THE TASK
Copy out the listing that follows, exactly, without its pictures.

PROVIDED DATA
Start

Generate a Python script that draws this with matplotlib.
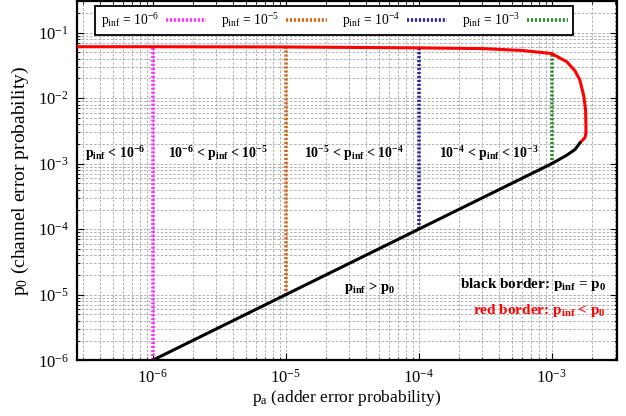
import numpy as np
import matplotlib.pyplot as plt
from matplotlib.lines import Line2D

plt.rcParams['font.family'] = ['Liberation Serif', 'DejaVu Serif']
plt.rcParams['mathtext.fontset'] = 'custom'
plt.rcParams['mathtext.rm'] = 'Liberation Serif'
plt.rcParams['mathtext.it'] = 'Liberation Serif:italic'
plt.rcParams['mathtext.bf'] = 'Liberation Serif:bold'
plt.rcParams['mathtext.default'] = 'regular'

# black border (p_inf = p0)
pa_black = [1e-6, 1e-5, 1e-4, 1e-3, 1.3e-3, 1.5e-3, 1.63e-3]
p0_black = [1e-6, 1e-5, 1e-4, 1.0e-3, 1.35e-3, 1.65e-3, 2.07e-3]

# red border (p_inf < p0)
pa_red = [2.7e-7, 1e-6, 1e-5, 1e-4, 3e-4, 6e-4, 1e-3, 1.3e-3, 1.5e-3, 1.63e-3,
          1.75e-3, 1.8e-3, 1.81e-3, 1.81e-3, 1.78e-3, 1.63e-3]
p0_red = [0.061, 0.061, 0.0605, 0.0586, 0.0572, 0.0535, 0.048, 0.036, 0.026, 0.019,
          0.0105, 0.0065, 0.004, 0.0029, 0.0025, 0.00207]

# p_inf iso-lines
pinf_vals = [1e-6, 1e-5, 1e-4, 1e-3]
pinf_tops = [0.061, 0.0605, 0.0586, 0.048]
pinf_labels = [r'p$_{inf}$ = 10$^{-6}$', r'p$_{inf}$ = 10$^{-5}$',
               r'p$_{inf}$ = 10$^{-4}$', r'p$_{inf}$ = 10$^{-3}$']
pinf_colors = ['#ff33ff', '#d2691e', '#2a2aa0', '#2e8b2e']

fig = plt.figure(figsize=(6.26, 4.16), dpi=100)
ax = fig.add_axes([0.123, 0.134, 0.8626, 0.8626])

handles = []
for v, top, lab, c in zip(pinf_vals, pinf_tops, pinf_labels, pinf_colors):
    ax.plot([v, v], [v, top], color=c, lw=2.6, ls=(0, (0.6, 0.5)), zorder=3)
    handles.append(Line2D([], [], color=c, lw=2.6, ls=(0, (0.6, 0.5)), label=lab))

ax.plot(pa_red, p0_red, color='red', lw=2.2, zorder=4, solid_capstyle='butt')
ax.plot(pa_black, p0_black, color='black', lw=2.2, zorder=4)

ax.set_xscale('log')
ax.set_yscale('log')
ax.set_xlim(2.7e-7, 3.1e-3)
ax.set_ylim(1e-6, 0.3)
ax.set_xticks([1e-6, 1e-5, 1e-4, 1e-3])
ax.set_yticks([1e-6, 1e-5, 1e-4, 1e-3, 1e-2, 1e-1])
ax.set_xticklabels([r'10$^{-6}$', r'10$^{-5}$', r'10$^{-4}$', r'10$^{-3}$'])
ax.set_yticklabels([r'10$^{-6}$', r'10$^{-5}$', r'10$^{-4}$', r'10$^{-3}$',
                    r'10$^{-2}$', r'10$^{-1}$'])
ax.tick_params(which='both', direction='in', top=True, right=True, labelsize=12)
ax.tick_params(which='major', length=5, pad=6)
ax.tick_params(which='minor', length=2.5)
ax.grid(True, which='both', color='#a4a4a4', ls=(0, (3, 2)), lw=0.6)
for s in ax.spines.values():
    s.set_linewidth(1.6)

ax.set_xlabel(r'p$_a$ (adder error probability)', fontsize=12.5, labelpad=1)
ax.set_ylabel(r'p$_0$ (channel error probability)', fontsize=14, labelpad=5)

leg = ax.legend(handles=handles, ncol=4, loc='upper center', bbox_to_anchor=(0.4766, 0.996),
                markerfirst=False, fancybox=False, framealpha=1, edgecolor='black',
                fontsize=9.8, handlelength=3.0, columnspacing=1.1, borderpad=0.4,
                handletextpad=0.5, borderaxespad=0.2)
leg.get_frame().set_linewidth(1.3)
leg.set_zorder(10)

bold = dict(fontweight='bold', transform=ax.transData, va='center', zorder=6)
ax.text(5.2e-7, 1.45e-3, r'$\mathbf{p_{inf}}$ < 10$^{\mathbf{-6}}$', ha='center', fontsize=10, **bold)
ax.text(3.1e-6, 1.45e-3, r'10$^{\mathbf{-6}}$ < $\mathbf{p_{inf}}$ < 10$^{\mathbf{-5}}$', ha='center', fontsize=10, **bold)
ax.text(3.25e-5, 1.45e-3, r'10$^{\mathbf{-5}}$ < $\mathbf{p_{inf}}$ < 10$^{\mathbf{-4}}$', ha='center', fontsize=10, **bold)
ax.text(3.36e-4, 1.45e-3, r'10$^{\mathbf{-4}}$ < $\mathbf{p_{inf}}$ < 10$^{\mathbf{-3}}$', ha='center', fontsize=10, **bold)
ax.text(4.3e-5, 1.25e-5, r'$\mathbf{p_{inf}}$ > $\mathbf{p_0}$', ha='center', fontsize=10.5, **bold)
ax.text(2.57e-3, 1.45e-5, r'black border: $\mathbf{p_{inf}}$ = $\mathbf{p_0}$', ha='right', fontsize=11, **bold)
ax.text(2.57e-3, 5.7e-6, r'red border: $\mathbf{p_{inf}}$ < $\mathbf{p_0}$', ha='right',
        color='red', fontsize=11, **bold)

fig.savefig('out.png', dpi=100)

End

THE RESULT
Generate a Python script that draws this with matplotlib.
import numpy as np
import matplotlib.pyplot as plt
from matplotlib.lines import Line2D

plt.rcParams['font.family'] = ['Liberation Serif', 'DejaVu Serif']
plt.rcParams['mathtext.fontset'] = 'custom'
plt.rcParams['mathtext.rm'] = 'Liberation Serif'
plt.rcParams['mathtext.it'] = 'Liberation Serif:italic'
plt.rcParams['mathtext.bf'] = 'Liberation Serif:bold'
plt.rcParams['mathtext.default'] = 'regular'

# black border (p_inf = p0)
pa_black = [1e-6, 1e-5, 1e-4, 1e-3, 1.3e-3, 1.5e-3, 1.63e-3]
p0_black = [1e-6, 1e-5, 1e-4, 1.0e-3, 1.35e-3, 1.65e-3, 2.07e-3]

# red border (p_inf < p0)
pa_red = [2.7e-7, 1e-6, 1e-5, 1e-4, 3e-4, 6e-4, 1e-3, 1.3e-3, 1.5e-3, 1.63e-3,
          1.75e-3, 1.8e-3, 1.81e-3, 1.81e-3, 1.78e-3, 1.63e-3]
p0_red = [0.061, 0.061, 0.0605, 0.0586, 0.0572, 0.0535, 0.048, 0.036, 0.026, 0.019,
          0.0105, 0.0065, 0.004, 0.0029, 0.0025, 0.00207]

# p_inf iso-lines
pinf_vals = [1e-6, 1e-5, 1e-4, 1e-3]
pinf_tops = [0.061, 0.0605, 0.0586, 0.048]
pinf_labels = [r'p$_{inf}$ = 10$^{-6}$', r'p$_{inf}$ = 10$^{-5}$',
               r'p$_{inf}$ = 10$^{-4}$', r'p$_{inf}$ = 10$^{-3}$']
pinf_colors = ['#ff33ff', '#d2691e', '#2a2aa0', '#2e8b2e']

fig = plt.figure(figsize=(6.26, 4.16), dpi=100)
ax = fig.add_axes([0.123, 0.134, 0.8626, 0.8626])

handles = []
for v, top, lab, c in zip(pinf_vals, pinf_tops, pinf_labels, pinf_colors):
    ax.plot([v, v], [v, top], color=c, lw=2.6, ls=(0, (0.6, 0.5)), zorder=3)
    handles.append(Line2D([], [], color=c, lw=2.6, ls=(0, (0.6, 0.5)), label=lab))

ax.plot(pa_red, p0_red, color='red', lw=2.2, zorder=4, solid_capstyle='butt')
ax.plot(pa_black, p0_black, color='black', lw=2.2, zorder=4)

ax.set_xscale('log')
ax.set_yscale('log')
ax.set_xlim(2.7e-7, 3.1e-3)
ax.set_ylim(1e-6, 0.3)
ax.set_xticks([1e-6, 1e-5, 1e-4, 1e-3])
ax.set_yticks([1e-6, 1e-5, 1e-4, 1e-3, 1e-2, 1e-1])
ax.set_xticklabels([r'10$^{-6}$', r'10$^{-5}$', r'10$^{-4}$', r'10$^{-3}$'])
ax.set_yticklabels([r'10$^{-6}$', r'10$^{-5}$', r'10$^{-4}$', r'10$^{-3}$',
                    r'10$^{-2}$', r'10$^{-1}$'])
ax.tick_params(which='both', direction='in', top=True, right=True, labelsize=12)
ax.tick_params(which='major', length=5, pad=6)
ax.tick_params(which='minor', length=2.5)
ax.grid(True, which='both', color='#a4a4a4', ls=(0, (3, 2)), lw=0.6)
for s in ax.spines.values():
    s.set_linewidth(1.6)

ax.set_xlabel(r'p$_a$ (adder error probability)', fontsize=12.5, labelpad=1)
ax.set_ylabel(r'p$_0$ (channel error probability)', fontsize=14, labelpad=5)

leg = ax.legend(handles=handles, ncol=4, loc='upper center', bbox_to_anchor=(0.4766, 0.996),
                markerfirst=False, fancybox=False, framealpha=1, edgecolor='black',
                fontsize=9.8, handlelength=3.0, columnspacing=1.1, borderpad=0.4,
                handletextpad=0.5, borderaxespad=0.2)
leg.get_frame().set_linewidth(1.3)
leg.set_zorder(10)

bold = dict(fontweight='bold', transform=ax.transData, va='center', zorder=6)
ax.text(5.2e-7, 1.45e-3, r'$\mathbf{p_{inf}}$ < 10$^{\mathbf{-6}}$', ha='center', fontsize=10, **bold)
ax.text(3.1e-6, 1.45e-3, r'10$^{\mathbf{-6}}$ < $\mathbf{p_{inf}}$ < 10$^{\mathbf{-5}}$', ha='center', fontsize=10, **bold)
ax.text(3.25e-5, 1.45e-3, r'10$^{\mathbf{-5}}$ < $\mathbf{p_{inf}}$ < 10$^{\mathbf{-4}}$', ha='center', fontsize=10, **bold)
ax.text(3.36e-4, 1.45e-3, r'10$^{\mathbf{-4}}$ < $\mathbf{p_{inf}}$ < 10$^{\mathbf{-3}}$', ha='center', fontsize=10, **bold)
ax.text(4.3e-5, 1.25e-5, r'$\mathbf{p_{inf}}$ > $\mathbf{p_0}$', ha='center', fontsize=10.5, **bold)
ax.text(2.57e-3, 1.45e-5, r'black border: $\mathbf{p_{inf}}$ = $\mathbf{p_0}$', ha='right', fontsize=11, **bold)
ax.text(2.57e-3, 5.7e-6, r'red border: $\mathbf{p_{inf}}$ < $\mathbf{p_0}$', ha='right',
        color='red', fontsize=11, **bold)

fig.savefig('out.png', dpi=100)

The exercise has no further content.